Print each line of the listing once more, precisely as given.
— START DATASET EXTRACT —
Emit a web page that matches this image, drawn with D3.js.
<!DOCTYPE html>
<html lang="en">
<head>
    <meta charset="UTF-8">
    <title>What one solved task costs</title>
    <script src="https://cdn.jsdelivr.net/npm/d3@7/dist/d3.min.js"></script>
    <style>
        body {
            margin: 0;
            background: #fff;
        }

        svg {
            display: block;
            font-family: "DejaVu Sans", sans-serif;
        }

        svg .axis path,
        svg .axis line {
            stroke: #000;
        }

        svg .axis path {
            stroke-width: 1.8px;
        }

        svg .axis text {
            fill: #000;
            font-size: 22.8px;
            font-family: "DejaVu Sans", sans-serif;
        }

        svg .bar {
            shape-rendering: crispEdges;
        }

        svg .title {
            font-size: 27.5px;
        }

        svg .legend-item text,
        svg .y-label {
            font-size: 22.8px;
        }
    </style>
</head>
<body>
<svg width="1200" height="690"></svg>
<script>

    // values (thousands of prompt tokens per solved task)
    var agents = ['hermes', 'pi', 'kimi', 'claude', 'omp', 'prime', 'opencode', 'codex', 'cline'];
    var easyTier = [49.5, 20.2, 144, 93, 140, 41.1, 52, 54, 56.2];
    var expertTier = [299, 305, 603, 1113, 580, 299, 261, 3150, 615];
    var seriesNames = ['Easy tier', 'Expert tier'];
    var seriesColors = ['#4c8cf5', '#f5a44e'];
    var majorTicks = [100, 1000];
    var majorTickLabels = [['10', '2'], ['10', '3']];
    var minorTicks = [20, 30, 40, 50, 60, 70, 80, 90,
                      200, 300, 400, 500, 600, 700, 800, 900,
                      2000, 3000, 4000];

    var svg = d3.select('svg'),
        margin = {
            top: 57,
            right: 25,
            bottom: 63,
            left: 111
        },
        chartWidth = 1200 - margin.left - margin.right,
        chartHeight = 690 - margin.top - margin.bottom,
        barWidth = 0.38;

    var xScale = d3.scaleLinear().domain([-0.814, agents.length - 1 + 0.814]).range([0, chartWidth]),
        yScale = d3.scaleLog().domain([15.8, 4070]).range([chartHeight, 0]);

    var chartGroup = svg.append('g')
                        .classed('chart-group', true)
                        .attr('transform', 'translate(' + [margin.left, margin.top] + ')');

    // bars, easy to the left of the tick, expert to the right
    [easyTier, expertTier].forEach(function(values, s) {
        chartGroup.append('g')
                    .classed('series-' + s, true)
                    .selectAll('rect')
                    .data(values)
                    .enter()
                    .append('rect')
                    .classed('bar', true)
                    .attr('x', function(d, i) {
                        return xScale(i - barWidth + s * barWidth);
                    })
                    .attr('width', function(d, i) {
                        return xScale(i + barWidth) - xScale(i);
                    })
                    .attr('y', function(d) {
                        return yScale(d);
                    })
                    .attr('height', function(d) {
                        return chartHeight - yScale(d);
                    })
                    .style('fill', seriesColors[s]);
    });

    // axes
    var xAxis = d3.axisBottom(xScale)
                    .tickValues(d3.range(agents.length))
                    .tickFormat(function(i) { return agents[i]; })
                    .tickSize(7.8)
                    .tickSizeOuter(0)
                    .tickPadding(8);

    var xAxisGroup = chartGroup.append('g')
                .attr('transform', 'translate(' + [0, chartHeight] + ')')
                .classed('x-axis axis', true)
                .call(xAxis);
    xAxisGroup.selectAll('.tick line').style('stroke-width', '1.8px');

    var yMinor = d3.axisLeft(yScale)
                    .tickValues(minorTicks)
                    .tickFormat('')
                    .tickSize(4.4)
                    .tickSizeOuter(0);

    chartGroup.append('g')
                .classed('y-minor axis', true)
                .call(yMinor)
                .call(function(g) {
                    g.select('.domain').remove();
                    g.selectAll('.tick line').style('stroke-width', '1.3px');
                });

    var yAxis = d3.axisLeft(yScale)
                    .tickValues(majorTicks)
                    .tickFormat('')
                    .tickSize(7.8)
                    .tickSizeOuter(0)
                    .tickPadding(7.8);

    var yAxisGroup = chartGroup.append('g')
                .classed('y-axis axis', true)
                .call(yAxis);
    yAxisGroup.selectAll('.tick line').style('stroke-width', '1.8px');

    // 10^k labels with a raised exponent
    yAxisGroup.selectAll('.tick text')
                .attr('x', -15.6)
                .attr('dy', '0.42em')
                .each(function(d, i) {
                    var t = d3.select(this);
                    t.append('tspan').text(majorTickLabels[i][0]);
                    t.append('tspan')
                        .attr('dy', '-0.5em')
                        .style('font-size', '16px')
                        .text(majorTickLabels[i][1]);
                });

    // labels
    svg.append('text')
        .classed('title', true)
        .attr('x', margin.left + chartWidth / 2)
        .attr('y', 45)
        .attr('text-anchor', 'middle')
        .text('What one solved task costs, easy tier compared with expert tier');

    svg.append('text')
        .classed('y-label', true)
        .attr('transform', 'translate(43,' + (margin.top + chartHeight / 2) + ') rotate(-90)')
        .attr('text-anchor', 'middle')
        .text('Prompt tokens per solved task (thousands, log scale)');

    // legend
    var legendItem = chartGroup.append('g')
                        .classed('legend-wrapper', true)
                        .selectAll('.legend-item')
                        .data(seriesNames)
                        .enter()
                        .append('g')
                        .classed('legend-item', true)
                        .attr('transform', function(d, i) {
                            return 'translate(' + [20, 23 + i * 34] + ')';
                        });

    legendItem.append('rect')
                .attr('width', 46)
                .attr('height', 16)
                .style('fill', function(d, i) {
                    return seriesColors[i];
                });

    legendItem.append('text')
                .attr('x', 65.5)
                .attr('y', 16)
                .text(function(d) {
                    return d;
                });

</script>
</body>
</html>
— END DATASET EXTRACT —
**ANSWER BELOW:**
Emit a web page that matches this image, drawn with D3.js.
<!DOCTYPE html>
<html lang="en">
<head>
    <meta charset="UTF-8">
    <title>What one solved task costs</title>
    <script src="https://cdn.jsdelivr.net/npm/d3@7/dist/d3.min.js"></script>
    <style>
        body {
            margin: 0;
            background: #fff;
        }

        svg {
            display: block;
            font-family: "DejaVu Sans", sans-serif;
        }

        svg .axis path,
        svg .axis line {
            stroke: #000;
        }

        svg .axis path {
            stroke-width: 1.8px;
        }

        svg .axis text {
            fill: #000;
            font-size: 22.8px;
            font-family: "DejaVu Sans", sans-serif;
        }

        svg .bar {
            shape-rendering: crispEdges;
        }

        svg .title {
            font-size: 27.5px;
        }

        svg .legend-item text,
        svg .y-label {
            font-size: 22.8px;
        }
    </style>
</head>
<body>
<svg width="1200" height="690"></svg>
<script>

    // values (thousands of prompt tokens per solved task)
    var agents = ['hermes', 'pi', 'kimi', 'claude', 'omp', 'prime', 'opencode', 'codex', 'cline'];
    var easyTier = [49.5, 20.2, 144, 93, 140, 41.1, 52, 54, 56.2];
    var expertTier = [299, 305, 603, 1113, 580, 299, 261, 3150, 615];
    var seriesNames = ['Easy tier', 'Expert tier'];
    var seriesColors = ['#4c8cf5', '#f5a44e'];
    var majorTicks = [100, 1000];
    var majorTickLabels = [['10', '2'], ['10', '3']];
    var minorTicks = [20, 30, 40, 50, 60, 70, 80, 90,
                      200, 300, 400, 500, 600, 700, 800, 900,
                      2000, 3000, 4000];

    var svg = d3.select('svg'),
        margin = {
            top: 57,
            right: 25,
            bottom: 63,
            left: 111
        },
        chartWidth = 1200 - margin.left - margin.right,
        chartHeight = 690 - margin.top - margin.bottom,
        barWidth = 0.38;

    var xScale = d3.scaleLinear().domain([-0.814, agents.length - 1 + 0.814]).range([0, chartWidth]),
        yScale = d3.scaleLog().domain([15.8, 4070]).range([chartHeight, 0]);

    var chartGroup = svg.append('g')
                        .classed('chart-group', true)
                        .attr('transform', 'translate(' + [margin.left, margin.top] + ')');

    // bars, easy to the left of the tick, expert to the right
    [easyTier, expertTier].forEach(function(values, s) {
        chartGroup.append('g')
                    .classed('series-' + s, true)
                    .selectAll('rect')
                    .data(values)
                    .enter()
                    .append('rect')
                    .classed('bar', true)
                    .attr('x', function(d, i) {
                        return xScale(i - barWidth + s * barWidth);
                    })
                    .attr('width', function(d, i) {
                        return xScale(i + barWidth) - xScale(i);
                    })
                    .attr('y', function(d) {
                        return yScale(d);
                    })
                    .attr('height', function(d) {
                        return chartHeight - yScale(d);
                    })
                    .style('fill', seriesColors[s]);
    });

    // axes
    var xAxis = d3.axisBottom(xScale)
                    .tickValues(d3.range(agents.length))
                    .tickFormat(function(i) { return agents[i]; })
                    .tickSize(7.8)
                    .tickSizeOuter(0)
                    .tickPadding(8);

    var xAxisGroup = chartGroup.append('g')
                .attr('transform', 'translate(' + [0, chartHeight] + ')')
                .classed('x-axis axis', true)
                .call(xAxis);
    xAxisGroup.selectAll('.tick line').style('stroke-width', '1.8px');

    var yMinor = d3.axisLeft(yScale)
                    .tickValues(minorTicks)
                    .tickFormat('')
                    .tickSize(4.4)
                    .tickSizeOuter(0);

    chartGroup.append('g')
                .classed('y-minor axis', true)
                .call(yMinor)
                .call(function(g) {
                    g.select('.domain').remove();
                    g.selectAll('.tick line').style('stroke-width', '1.3px');
                });

    var yAxis = d3.axisLeft(yScale)
                    .tickValues(majorTicks)
                    .tickFormat('')
                    .tickSize(7.8)
                    .tickSizeOuter(0)
                    .tickPadding(7.8);

    var yAxisGroup = chartGroup.append('g')
                .classed('y-axis axis', true)
                .call(yAxis);
    yAxisGroup.selectAll('.tick line').style('stroke-width', '1.8px');

    // 10^k labels with a raised exponent
    yAxisGroup.selectAll('.tick text')
                .attr('x', -15.6)
                .attr('dy', '0.42em')
                .each(function(d, i) {
                    var t = d3.select(this);
                    t.append('tspan').text(majorTickLabels[i][0]);
                    t.append('tspan')
                        .attr('dy', '-0.5em')
                        .style('font-size', '16px')
                        .text(majorTickLabels[i][1]);
                });

    // labels
    svg.append('text')
        .classed('title', true)
        .attr('x', margin.left + chartWidth / 2)
        .attr('y', 45)
        .attr('text-anchor', 'middle')
        .text('What one solved task costs, easy tier compared with expert tier');

    svg.append('text')
        .classed('y-label', true)
        .attr('transform', 'translate(43,' + (margin.top + chartHeight / 2) + ') rotate(-90)')
        .attr('text-anchor', 'middle')
        .text('Prompt tokens per solved task (thousands, log scale)');

    // legend
    var legendItem = chartGroup.append('g')
                        .classed('legend-wrapper', true)
                        .selectAll('.legend-item')
                        .data(seriesNames)
                        .enter()
                        .append('g')
                        .classed('legend-item', true)
                        .attr('transform', function(d, i) {
                            return 'translate(' + [20, 23 + i * 34] + ')';
                        });

    legendItem.append('rect')
                .attr('width', 46)
                .attr('height', 16)
                .style('fill', function(d, i) {
                    return seriesColors[i];
                });

    legendItem.append('text')
                .attr('x', 65.5)
                .attr('y', 16)
                .text(function(d) {
                    return d;
                });

</script>
</body>
</html>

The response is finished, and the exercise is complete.